The chief reason for opening to every soul the doors to the whole round of human duties and pleasures is the individual development thus attained, the resources thus provided under all circumstances to mitigate the solitude that at times must come to everyone. I once asked Prince Krapotkin, a Russian nihilist, how he endured his long years in prison, deprived of books, pen, ink, and paper. “Ah,” he said, “I thought out many questions in which I had a deep interest. In the pursuit of an idea I took no note of time. When tired of solving knotty problems I recited all the beautiful passages in prose or verse I had ever learned. I became acquainted with myself and my own resources. I had a world of my own, a vast empire, that no Russian jailer or Czar could invade.” Such is the value of liberal thought and broad culture when shut off from all human companionship, bringing comfort and sunshine within even the four walls of a prison cell.
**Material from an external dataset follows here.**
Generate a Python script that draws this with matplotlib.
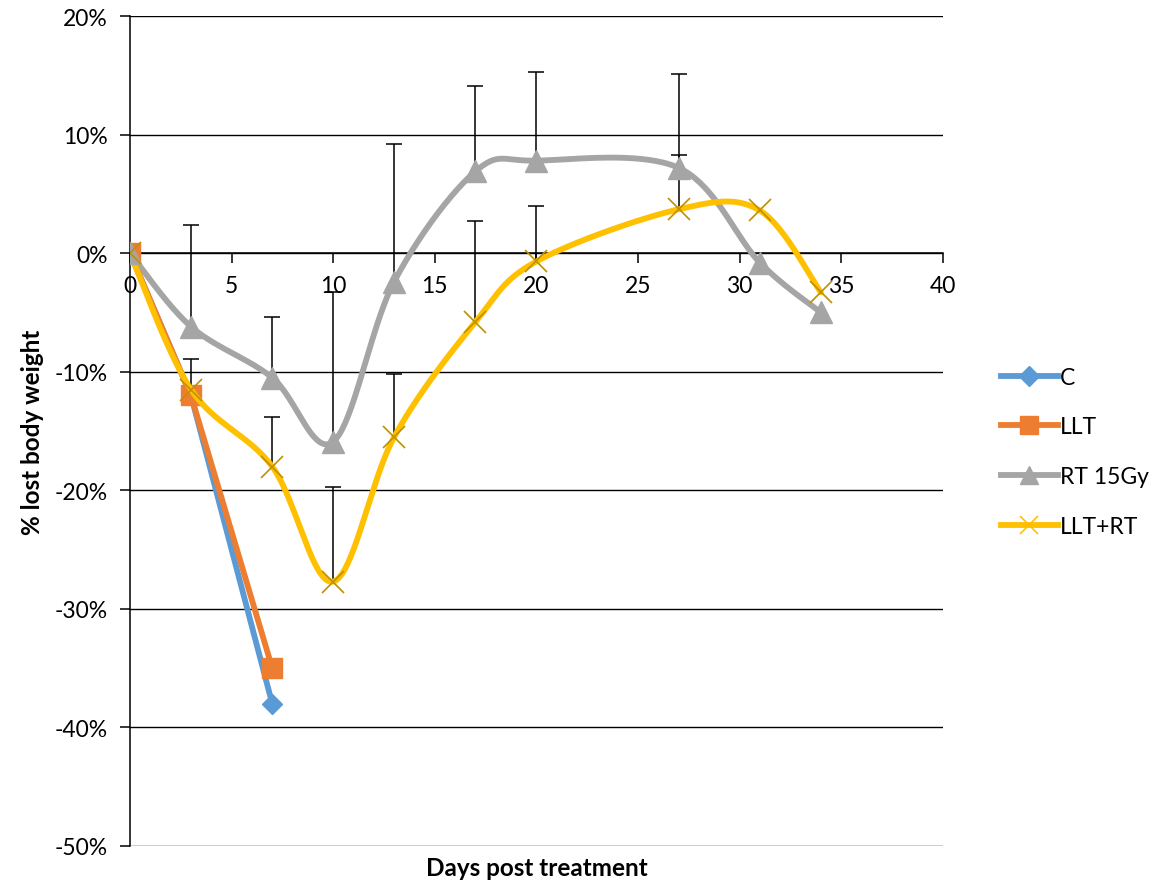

The speaker was Elizabeth Cady Stanton, and the speech is her famous 1892 address to Congress on the question of women’s education and political rights.6 I love the real-world example of a troubled girl that Stanton comes up with, clearly ripped from the headlines:

The great lesson that nature seems to teach us at all ages is self-dependence, self-protection, self-support. What a touching instance of a child’s solitude; of that hunger of the heart for love and recognition, in the case of the little girl who helped to dress a Christmas tree for the children of the family in which she served. On finding there was no present for herself she slipped away in the darkness and spent the night in an open field sitting on a stone,and when found in the morning was weeping as if her heart would break…. The mention of her case in the daily papers moved many generous hearts to send her presents, but in the hours of her keenest suffering she was thrown wholly on herself for consolation.

This moment on the rock is maudlin, Victorian, and terrible. It’s such an odd setting for claiming a need for education. I suppose that’s why this speech is the classic that it is: no audience or reader ever expects Stanton to say this. They expect her to demand for women equal tools so we can work and live. Instead, the old lady is tired. She says, “To appreciate the importance of fitting every human soul for independent action, think for a moment of the immeasurable solitude of self. We come into the world alone, unlike all who have gone before us; we leave it alone under circumstances peculiar to ourselves…. We ask for the complete development of every individual, first, for his own benefit and happiness. In fitting out an army we give each soldier his own knapsack, arms, powder, his blanket, cup, knife, fork and spoon. We provide alike for all their individual necessities, then each man bears his own burden.” We have friends in history, and we have a friend in our own mind. Without knowledge or education “the solitude of the weak and the ignorant is indeed pitiable.